Authored by rnk on May 22 2017, 6:33 PM.

Details

Summary

First, StringMap uses llvm::HashString, which is only good for short
identifiers and really bad for large blobs of binary data like type
records. Moving to DenseMap<StringRef, TypeIndex> with some tricks for
memory allocation fixes that.

Unfortunately, that didn't buy very much performance. Profiling showed
that we spend a long time during DenseMap growth rehashing existing
entries. Also, in general, DenseMap is faster when the keys are small.
This change takes that to the logical conclusion by introducing a small
wrapper value type around a pointer to key data. The key data contains a
precomputed hash, the original record data (pointer and size), and the
type index, which is the "value" of our original map.

This reduces the time to produce llvm-as.exe and llvm-as.pdb from ~15s
on my machine to 3.5s, which is about a 4x improvement.

Diff Detail

Repository
rL LLVM

Event Timeline

rnk created this revision.May 22 2017, 6:33 PM
zturner added inline comments.May 22 2017, 8:04 PM
llvm/lib/DebugInfo/CodeView/TypeSerializer.cpp
22 ↗(On Diff #99840)

hash_code?

23–24 ↗(On Diff #99840)

ArrayRef<uint8_t> or StringRef?

25 ↗(On Diff #99840)

TypeIndex?

53–54 ↗(On Diff #99840)

I haven't looked at the implementation of DenseMap, but is this check necessary? I would imagine you could assert that the hashes are different, otherwise why would DenseMap be calling this function?

59–60 ↗(On Diff #99840)

Is this an important consideration? Seems like it sacrifices readability

98–99 ↗(On Diff #99840)

Why not xxHash64? hash_value appears to operate on one char at a time.

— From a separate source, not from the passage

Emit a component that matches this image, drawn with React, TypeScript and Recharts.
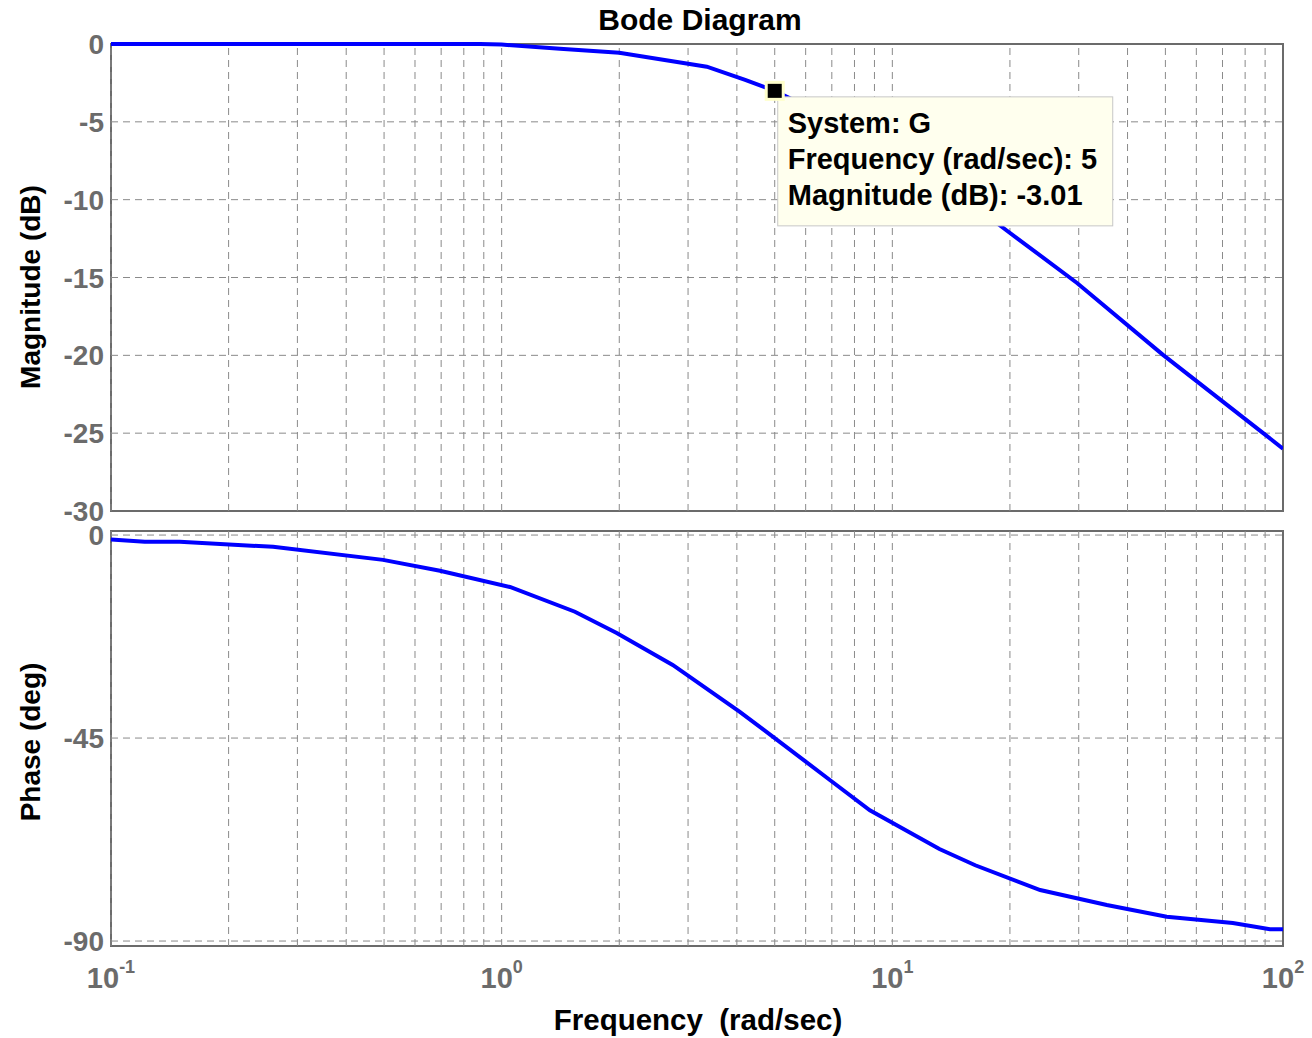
import React from "react";
import {
  LineChart,
  Line,
  XAxis,
  YAxis,
  ReferenceLine,
  ReferenceArea,
  ReferenceDot,
} from "recharts";

// magnitude curve (freq in rad/sec, dB)
const magFreq = [0.1, 0.5, 0.88, 1.0, 1.41, 2.0, 3.35, 4.2, 5.0, 7.0, 10, 14, 18.5, 29.7, 49.3, 88.8, 100];
const magDb = [0, 0, 0, -0.04, -0.3, -0.56, -1.46, -2.3, -3.01, -4.8, -7.0, -9.4, -11.5, -15.35, -19.97, -24.98, -26.0];

// phase curve (freq in rad/sec, degrees)
const phaseFreq = [0.1, 0.122, 0.15, 0.26, 0.497, 0.695, 1.05, 1.54, 1.97, 2.74, 4.07, 5.0, 6.92, 8.76, 13.2, 16.3, 23.9, 35.4, 50.4, 74.4, 92.6, 100];
const phaseDeg = [-1.0, -1.5, -1.5, -2.6, -5.5, -7.9, -11.5, -17.0, -21.7, -28.8, -39.2, -45.0, -54.3, -61.0, -69.6, -73.2, -78.7, -82.0, -84.6, -86.0, -87.4, -87.4];

const decades = [0.1, 1, 10, 100];
const decadeExp = [-1, 0, 1, 2];
const magTicks = [0, -5, -10, -15, -20, -25, -30];
const phaseTicks = [0, -45, -90];

const marker = { freq: 5, db: -3.01, system: "G" };

const gridFreqs: number[] = [];
[0.1, 1, 10].forEach((d) => {
  for (let k = 1; k <= 9; k++) gridFreqs.push(+(d * k).toPrecision(3));
});

const magData = magFreq.map((f, i) => ({ f, v: magDb[i] }));
const phaseData = phaseFreq.map((f, i) => ({ f, v: phaseDeg[i] }));

const font = '"Liberation Sans", Arial, sans-serif';
const tickGrey = "#6b6b6b";
const gridColor = "#8a8a8a";
const boxColor = "#6b6b6b";

function YTick(props: any) {
  const { x, y, payload } = props;
  return (
    <text
      x={x}
      y={y}
      dy="0.36em"
      textAnchor="end"
      fontFamily={font}
      fontWeight="bold"
      fontSize={28}
      fill={tickGrey}
    >
      {payload.value}
    </text>
  );
}

function XTick(props: any) {
  const { x, y, payload } = props;
  const exp = decadeExp[decades.indexOf(payload.value)];
  return (
    <text
      x={x}
      y={y + 42}
      textAnchor="middle"
      fontFamily={font}
      fontWeight="bold"
      fontSize={29}
      fill={tickGrey}
    >
      10
      <tspan dy={-15} fontSize={18}>
        {exp}
      </tspan>
    </text>
  );
}

function Marker(props: any) {
  const { cx, cy } = props;
  const lines = [
    `System: ${marker.system}`,
    `Frequency (rad/sec): ${marker.freq}`,
    `Magnitude (dB): ${marker.db}`,
  ];
  return (
    <g>
      <rect x={cx + 3} y={cy + 6} width={335} height={129} fill="#ffffee" stroke="#c8c8c8" />
      <rect x={cx - 10} y={cy - 10} width={20} height={20} fill="#ffffcc" />
      <rect x={cx - 7} y={cy - 7} width={14} height={14} fill="#000" />
      {lines.map((t, i) => (
        <text
          key={t}
          x={cx + 13}
          y={cy + 42 + i * 36}
          fontFamily={font}
          fontWeight="bold"
          fontSize={29}
          fill="#000"
        >
          {t}
        </text>
      ))}
    </g>
  );
}

function gridLines(yTicks: number[]) {
  return [
    ...gridFreqs.map((f) => (
      <ReferenceLine key={"x" + f} x={f} stroke={gridColor} strokeDasharray="7 5" strokeWidth={1} />
    )),
    ...yTicks.map((v) => (
      <ReferenceLine key={"y" + v} y={v} stroke={gridColor} strokeDasharray="7 5" strokeWidth={1} />
    )),
  ];
}

export default function App() {
  return (
    <div style={{ position: "absolute", left: 0, top: 0, width: 1312, height: 1038, background: "#fff" }}>
      <div style={{ position: "absolute", left: 0, top: 0 }}>
        <LineChart width={1312} height={530} data={magData} margin={{ top: 44, right: 29, bottom: 19, left: 0 }}>
          <XAxis dataKey="f" type="number" scale="log" domain={[0.1, 100]} allowDataOverflow hide />
          <YAxis
            type="number"
            domain={[-30, 0]}
            ticks={magTicks}
            width={111}
            axisLine={false}
            tickLine={false}
            tickSize={0}
            tickMargin={7}
            tick={<YTick />}
            interval={0}
          />
          {gridLines(magTicks.slice(1, -1))}
          <ReferenceArea x1={0.1} x2={100} y1={-30} y2={0} fill="none" stroke={boxColor} strokeWidth={2} />
          <Line dataKey="v" type="linear" stroke="#0000ff" strokeWidth={4} dot={false} isAnimationActive={false} />
          <ReferenceDot x={marker.freq} y={marker.db} shape={<Marker />} />
        </LineChart>
      </div>
      <div style={{ position: "absolute", left: 0, top: 511 }}>
        <LineChart width={1312} height={527} data={phaseData} margin={{ top: 20, right: 29, bottom: 32, left: 0 }}>
          <XAxis
            dataKey="f"
            type="number"
            scale="log"
            domain={[0.1, 100]}
            allowDataOverflow
            ticks={decades}
            interval={0}
            height={60}
            axisLine={false}
            tickLine={false}
            tickSize={0}
            tickMargin={0}
            tick={<XTick />}
          />
          <YAxis
            type="number"
            domain={[-91.1, 0.9]}
            allowDataOverflow
            ticks={phaseTicks}
            width={111}
            axisLine={false}
            tickLine={false}
            tickSize={0}
            tickMargin={7}
            tick={<YTick />}
            interval={0}
          />
          {gridLines(phaseTicks)}
          <ReferenceArea x1={0.1} x2={100} y1={-91.1} y2={0.9} fill="none" stroke={boxColor} strokeWidth={2} />
          <Line dataKey="v" type="linear" stroke="#0000ff" strokeWidth={4} dot={false} isAnimationActive={false} />
        </LineChart>
      </div>
      <svg width={1312} height={1038} style={{ position: "absolute", left: 0, top: 0, pointerEvents: "none" }}>
        <text x={700} y={30} textAnchor="middle" fontFamily={font} fontWeight="bold" fontSize={30} fill="#000">
          Bode Diagram
        </text>
        <text
          x={698}
          y={1030}
          textAnchor="middle"
          fontFamily={font}
          fontWeight="bold"
          fontSize={29.5}
          fill="#000"
          style={{ whiteSpace: "pre" }}
        >
          {"Frequency  (rad/sec)"}
        </text>
        <text
          x={40}
          y={287}
          transform="rotate(-90 40 287)"
          textAnchor="middle"
          fontFamily={font}
          fontWeight="bold"
          fontSize={28}
          fill="#000"
        >
          Magnitude (dB)
        </text>
        <text
          x={40}
          y={742}
          transform="rotate(-90 40 742)"
          textAnchor="middle"
          fontFamily={font}
          fontWeight="bold"
          fontSize={28}
          fill="#000"
        >
          Phase (deg)
        </text>
      </svg>
    </div>
  );
}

rnk added a subscriber: chandlerc.May 23 2017, 11:19 AM
rnk added inline comments.
llvm/lib/DebugInfo/CodeView/TypeSerializer.cpp
23–24 ↗(On Diff #99840)

This saves 4 bytes. We know type records are always shorter than 0xFF00 bytes, so it's safe to go all the way to uint16_t as the comment suggests.

25 ↗(On Diff #99840)

Yeah, we can do that. I kind of like unsigned or uint32_t because it doesn't depend on llvm::support::ulittle32_t, which uses all this memcpy craziness.

53–54 ↗(On Diff #99840)

DenseMap takes the low bits of the hash and uses them to index into its table, so there can be hash collisions. So, if the table has 256 entries and two records hash to 0x100 and 0x200, this comparison will save us from doing a full memcmp.

59–60 ↗(On Diff #99840)

I really wanted HashedType and HashedTypePtr to be in anonymous namespaces, and this is what I had to do to accomplish that. They really aren't general purpose types that should float around in public headers.

98–99 ↗(On Diff #99840)

@chandlerc said we'll probably have to delete xxHash64, so I didn't want to use it. hash_value actually hashes 64 bytes at a time if it can. I'm pretty confident we're hitting that overload, but I could do more to check. It also worried me.

zturner accepted this revision.May 23 2017, 11:22 AM
This revision is now accepted and ready to land.May 23 2017, 11:22 AM
This revision was automatically updated to reflect the committed changes.

Drive by comment...

llvm/trunk/lib/DebugInfo/CodeView/TypeSerializer.cpp
40

This isn't suitably aligned. You should use the DenseMapInfo for some pointer type instead.